Hundreds of Small Ways to Save Big at the Pump
How appropriate it is for an author to write a book addressing a problem every car driving consumer faces: high fuel prices. That’s exactly what Dr. Ronald M. Weiers has done with his book, “Gas Smarts: Hundreds of Small Ways to Save Big at the Pump.”  I was given a copy of this book over the summer and have been reviewing his tips to see if what he says is sensible and doable.
Fuel Saving Tips
Weiers book makes for an easy read, one where you can flip open any page, find a tip and consider the suggestion. For example, on page 107 he advises drivers to use a windshield sun reflector to keep the car cooler. That way, when you get into the car, you won’t need to run the air-conditioner at full blast. Your climate control system consumes extra gas, therefore simple action on your part can limit consumption. Notably, the flip side of the reflector may offer a “need help” advisory which is useful for breakdowns.
On page 66, Weiers advises the reader to “follow the maintenance schedule” to achieve better fuel efficiency. That means finding and reading your car’s care manual, following the manufacturer’s instructions for maintenance. Weiers cites a Federal Trade Commission study which notes that you can increase gas mileage by an average of 4 percent with a tuned vehicle.  The author also mentions other FTC tips for saving gas elsewhere in his book including cleaning out your trunk to reduce gas consuming weight for a savings of 1 percent for every 100 pounds removed, keeping your tires properly inflated to save up to 3 mpg for tires under-inflated by 10 pounds and other tips. All good advice, but all easily found elsewhere including on the FTC site and through the U.S. Department of Energy.
Undefined Fuel Savings
Not every tip offered by the author yields clearly defined fuel savings which leaves the reader wondering what, if anything can be achieved. For example, the suggestion to not use auxiliary lighting unless absolutely needed is sensible as extra lighting consumes more electricity which uses energy derived from fuel. The author doesn’t define auxiliary lighting, but we can assume that he means fog lights which are useful under certain visibility conditions. Likely, the driver isn’t using these lights for any other reason, thus the tip is not especially helpful.
Weiers’ advise is not limited to using your car more efficiently, rather he also brings in scores of tips on how to drive at all. As in shopping online instead of making the trek to the mall. Using the warmest part of the garage in cold weather so that your car warms up quicker, thereby consuming less gas.
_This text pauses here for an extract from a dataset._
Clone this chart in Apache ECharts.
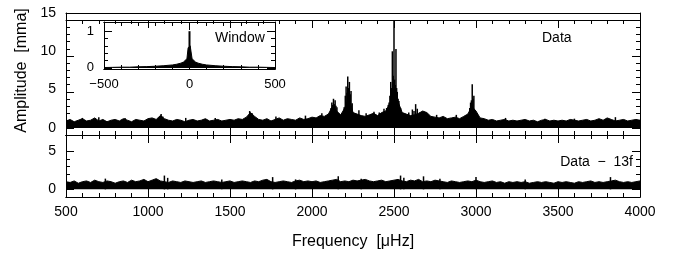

Riding a bicycle or buying a motorbike or scooter instead of a car. Using fewer plastic products to impact the price of gasoline – bottled water alone consumes some 17 million barrels of oil per year, enough to power 1 million vehicles for a year.
Buying a Car
The author also offers up extensive tips on buying a new or used vehicle and the usefulness (or not) of certain aftermarket parts. Those tips include finding a car with a low frontal area to offset wind resistance, choosing a lighter vehicle to save on gas, considering a car with a manual transmission to enjoy improved fuel economy to many other tips which can help you save fuel. You may not take each tip into consideration when making your purchase, but these should make you consider what type of vehicle you buy and its impact on fuel economy.
So, the bottom line with “Gas Savers” is this – should you buy this book? Only if are a novice in all matters of saving fuel. Over the past three years, scads of articles have been written that cover the same topic, some of which are shared here on “Jsssw2015” for your perusal.  You can search for those tips online, but be mindful that some of the information is sensational and not backed by analytical research.